▶ **TASK TO COMPLETE**: Your task is to retype the lines from the opening of the material through the line that includes "177.8, 177.4, 177.0]". Do not copy the pictures.

──────

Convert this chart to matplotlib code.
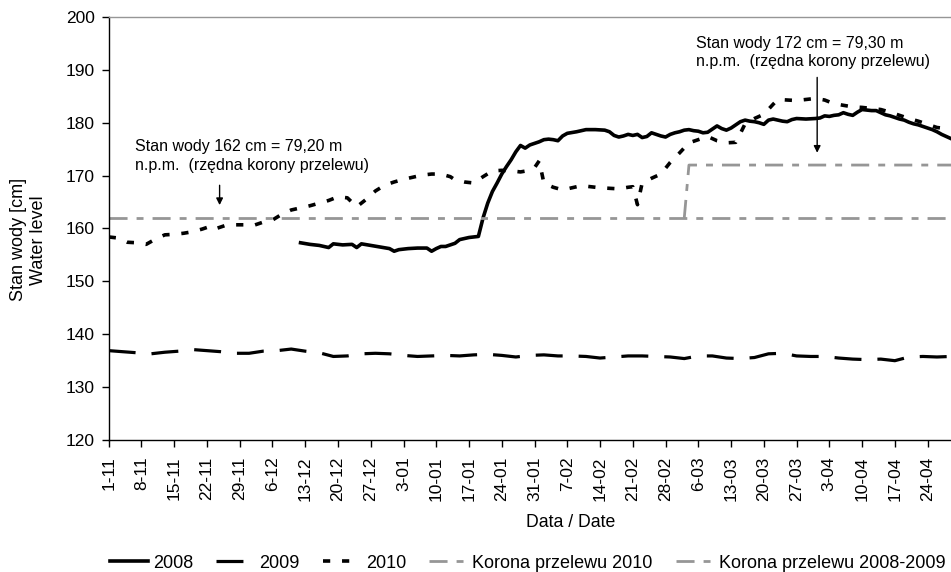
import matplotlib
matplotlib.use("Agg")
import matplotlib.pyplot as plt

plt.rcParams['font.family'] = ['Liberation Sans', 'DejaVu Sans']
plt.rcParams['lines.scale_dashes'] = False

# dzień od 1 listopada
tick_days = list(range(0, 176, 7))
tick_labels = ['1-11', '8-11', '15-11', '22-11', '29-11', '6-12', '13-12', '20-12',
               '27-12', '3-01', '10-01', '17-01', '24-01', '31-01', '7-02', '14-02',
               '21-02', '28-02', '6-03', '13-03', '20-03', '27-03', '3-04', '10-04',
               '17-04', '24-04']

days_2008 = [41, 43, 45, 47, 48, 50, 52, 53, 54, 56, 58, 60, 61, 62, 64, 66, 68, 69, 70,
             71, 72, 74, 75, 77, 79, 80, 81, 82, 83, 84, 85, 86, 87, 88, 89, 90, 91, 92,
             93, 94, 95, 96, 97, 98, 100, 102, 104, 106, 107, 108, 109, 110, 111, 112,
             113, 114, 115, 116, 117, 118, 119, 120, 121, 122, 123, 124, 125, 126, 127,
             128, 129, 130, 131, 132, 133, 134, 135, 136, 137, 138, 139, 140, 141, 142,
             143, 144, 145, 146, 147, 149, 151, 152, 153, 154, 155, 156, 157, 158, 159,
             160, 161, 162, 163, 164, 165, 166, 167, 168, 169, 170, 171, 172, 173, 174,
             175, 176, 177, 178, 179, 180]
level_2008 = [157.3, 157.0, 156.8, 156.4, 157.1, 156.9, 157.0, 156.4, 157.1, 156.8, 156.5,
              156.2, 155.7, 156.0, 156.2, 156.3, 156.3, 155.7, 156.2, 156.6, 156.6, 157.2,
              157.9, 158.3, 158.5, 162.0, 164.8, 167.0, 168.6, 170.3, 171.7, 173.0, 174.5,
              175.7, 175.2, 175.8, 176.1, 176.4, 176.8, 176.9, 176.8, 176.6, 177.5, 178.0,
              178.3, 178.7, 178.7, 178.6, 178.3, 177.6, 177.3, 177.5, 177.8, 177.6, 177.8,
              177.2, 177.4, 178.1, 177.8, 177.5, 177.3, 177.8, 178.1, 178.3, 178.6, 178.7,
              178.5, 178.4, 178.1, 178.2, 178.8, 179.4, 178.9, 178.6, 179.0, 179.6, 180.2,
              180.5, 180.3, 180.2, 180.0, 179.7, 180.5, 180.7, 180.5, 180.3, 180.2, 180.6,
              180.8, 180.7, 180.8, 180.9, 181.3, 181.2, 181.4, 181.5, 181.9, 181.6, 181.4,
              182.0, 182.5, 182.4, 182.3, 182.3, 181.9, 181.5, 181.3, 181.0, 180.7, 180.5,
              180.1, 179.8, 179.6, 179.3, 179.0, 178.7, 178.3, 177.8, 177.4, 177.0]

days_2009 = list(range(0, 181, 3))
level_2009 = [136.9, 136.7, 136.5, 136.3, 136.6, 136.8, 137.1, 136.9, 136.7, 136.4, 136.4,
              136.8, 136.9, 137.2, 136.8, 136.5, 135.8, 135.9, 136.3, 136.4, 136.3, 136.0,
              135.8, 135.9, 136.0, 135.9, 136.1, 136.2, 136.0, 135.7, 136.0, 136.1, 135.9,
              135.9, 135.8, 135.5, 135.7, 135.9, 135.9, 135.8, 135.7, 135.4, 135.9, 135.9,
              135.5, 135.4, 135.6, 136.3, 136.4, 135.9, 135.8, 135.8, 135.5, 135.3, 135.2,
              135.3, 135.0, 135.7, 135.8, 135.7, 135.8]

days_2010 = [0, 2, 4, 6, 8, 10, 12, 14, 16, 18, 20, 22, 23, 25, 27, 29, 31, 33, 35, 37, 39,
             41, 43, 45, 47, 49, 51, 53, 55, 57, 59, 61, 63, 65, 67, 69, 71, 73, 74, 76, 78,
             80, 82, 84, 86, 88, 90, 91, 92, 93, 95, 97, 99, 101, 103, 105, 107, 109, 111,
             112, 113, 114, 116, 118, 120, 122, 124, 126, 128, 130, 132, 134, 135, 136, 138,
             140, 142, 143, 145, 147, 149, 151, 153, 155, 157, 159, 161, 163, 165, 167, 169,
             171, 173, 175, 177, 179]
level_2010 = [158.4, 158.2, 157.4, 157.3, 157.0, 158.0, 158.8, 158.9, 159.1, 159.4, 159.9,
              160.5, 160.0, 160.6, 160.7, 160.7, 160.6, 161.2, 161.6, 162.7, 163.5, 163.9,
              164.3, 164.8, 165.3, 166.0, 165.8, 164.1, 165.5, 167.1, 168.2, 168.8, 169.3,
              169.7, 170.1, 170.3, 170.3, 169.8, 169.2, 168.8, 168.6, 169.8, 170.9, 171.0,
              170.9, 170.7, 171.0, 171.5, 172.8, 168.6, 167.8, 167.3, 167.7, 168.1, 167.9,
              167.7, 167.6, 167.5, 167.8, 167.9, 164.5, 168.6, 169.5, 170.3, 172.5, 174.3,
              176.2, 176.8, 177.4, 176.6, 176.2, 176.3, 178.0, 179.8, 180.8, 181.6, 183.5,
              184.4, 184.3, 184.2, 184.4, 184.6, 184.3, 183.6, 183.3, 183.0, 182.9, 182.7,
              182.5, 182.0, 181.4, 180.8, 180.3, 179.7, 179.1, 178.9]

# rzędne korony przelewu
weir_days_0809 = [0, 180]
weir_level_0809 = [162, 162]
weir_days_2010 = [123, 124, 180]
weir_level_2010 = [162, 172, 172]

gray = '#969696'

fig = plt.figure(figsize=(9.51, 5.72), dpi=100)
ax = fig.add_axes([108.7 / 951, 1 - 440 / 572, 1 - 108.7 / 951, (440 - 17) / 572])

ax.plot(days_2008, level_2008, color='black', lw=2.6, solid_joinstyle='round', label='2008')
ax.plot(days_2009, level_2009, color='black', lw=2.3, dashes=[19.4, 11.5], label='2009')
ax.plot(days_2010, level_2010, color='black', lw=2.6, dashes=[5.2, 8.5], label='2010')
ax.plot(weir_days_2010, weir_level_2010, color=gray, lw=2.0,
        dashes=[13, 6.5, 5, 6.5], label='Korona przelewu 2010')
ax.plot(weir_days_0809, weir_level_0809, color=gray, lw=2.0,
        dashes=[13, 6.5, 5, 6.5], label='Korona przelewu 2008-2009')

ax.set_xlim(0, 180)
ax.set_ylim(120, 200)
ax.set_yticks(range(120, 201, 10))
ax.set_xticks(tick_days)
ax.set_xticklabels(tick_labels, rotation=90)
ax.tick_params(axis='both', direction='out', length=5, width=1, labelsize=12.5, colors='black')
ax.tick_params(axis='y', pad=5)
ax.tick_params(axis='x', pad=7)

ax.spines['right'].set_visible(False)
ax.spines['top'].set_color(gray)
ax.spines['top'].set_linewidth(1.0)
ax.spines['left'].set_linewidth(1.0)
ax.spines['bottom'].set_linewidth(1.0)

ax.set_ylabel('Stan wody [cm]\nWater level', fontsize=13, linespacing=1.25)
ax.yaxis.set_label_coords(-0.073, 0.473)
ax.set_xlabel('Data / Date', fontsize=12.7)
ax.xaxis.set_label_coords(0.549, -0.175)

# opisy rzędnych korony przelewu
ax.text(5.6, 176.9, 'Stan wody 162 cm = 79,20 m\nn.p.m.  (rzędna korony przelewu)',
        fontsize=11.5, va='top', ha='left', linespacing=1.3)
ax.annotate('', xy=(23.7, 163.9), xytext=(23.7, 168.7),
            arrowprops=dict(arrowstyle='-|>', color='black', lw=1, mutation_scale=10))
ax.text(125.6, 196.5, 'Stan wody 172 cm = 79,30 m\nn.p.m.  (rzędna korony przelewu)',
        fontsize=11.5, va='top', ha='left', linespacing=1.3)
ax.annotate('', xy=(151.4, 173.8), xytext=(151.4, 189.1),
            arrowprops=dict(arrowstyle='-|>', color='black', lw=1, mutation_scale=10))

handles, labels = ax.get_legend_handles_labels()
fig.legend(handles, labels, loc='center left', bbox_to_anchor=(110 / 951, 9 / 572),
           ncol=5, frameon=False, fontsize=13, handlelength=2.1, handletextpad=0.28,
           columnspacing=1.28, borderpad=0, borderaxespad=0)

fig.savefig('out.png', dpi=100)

──────

▶ **THE OUTPUT**:
Convert this chart to matplotlib code.
import matplotlib
matplotlib.use("Agg")
import matplotlib.pyplot as plt

plt.rcParams['font.family'] = ['Liberation Sans', 'DejaVu Sans']
plt.rcParams['lines.scale_dashes'] = False

# dzień od 1 listopada
tick_days = list(range(0, 176, 7))
tick_labels = ['1-11', '8-11', '15-11', '22-11', '29-11', '6-12', '13-12', '20-12',
               '27-12', '3-01', '10-01', '17-01', '24-01', '31-01', '7-02', '14-02',
               '21-02', '28-02', '6-03', '13-03', '20-03', '27-03', '3-04', '10-04',
               '17-04', '24-04']

days_2008 = [41, 43, 45, 47, 48, 50, 52, 53, 54, 56, 58, 60, 61, 62, 64, 66, 68, 69, 70,
             71, 72, 74, 75, 77, 79, 80, 81, 82, 83, 84, 85, 86, 87, 88, 89, 90, 91, 92,
             93, 94, 95, 96, 97, 98, 100, 102, 104, 106, 107, 108, 109, 110, 111, 112,
             113, 114, 115, 116, 117, 118, 119, 120, 121, 122, 123, 124, 125, 126, 127,
             128, 129, 130, 131, 132, 133, 134, 135, 136, 137, 138, 139, 140, 141, 142,
             143, 144, 145, 146, 147, 149, 151, 152, 153, 154, 155, 156, 157, 158, 159,
             160, 161, 162, 163, 164, 165, 166, 167, 168, 169, 170, 171, 172, 173, 174,
             175, 176, 177, 178, 179, 180]
level_2008 = [157.3, 157.0, 156.8, 156.4, 157.1, 156.9, 157.0, 156.4, 157.1, 156.8, 156.5,
              156.2, 155.7, 156.0, 156.2, 156.3, 156.3, 155.7, 156.2, 156.6, 156.6, 157.2,
              157.9, 158.3, 158.5, 162.0, 164.8, 167.0, 168.6, 170.3, 171.7, 173.0, 174.5,
              175.7, 175.2, 175.8, 176.1, 176.4, 176.8, 176.9, 176.8, 176.6, 177.5, 178.0,
              178.3, 178.7, 178.7, 178.6, 178.3, 177.6, 177.3, 177.5, 177.8, 177.6, 177.8,
              177.2, 177.4, 178.1, 177.8, 177.5, 177.3, 177.8, 178.1, 178.3, 178.6, 178.7,
              178.5, 178.4, 178.1, 178.2, 178.8, 179.4, 178.9, 178.6, 179.0, 179.6, 180.2,
              180.5, 180.3, 180.2, 180.0, 179.7, 180.5, 180.7, 180.5, 180.3, 180.2, 180.6,
              180.8, 180.7, 180.8, 180.9, 181.3, 181.2, 181.4, 181.5, 181.9, 181.6, 181.4,
              182.0, 182.5, 182.4, 182.3, 182.3, 181.9, 181.5, 181.3, 181.0, 180.7, 180.5,
              180.1, 179.8, 179.6, 179.3, 179.0, 178.7, 178.3, 177.8, 177.4, 177.0]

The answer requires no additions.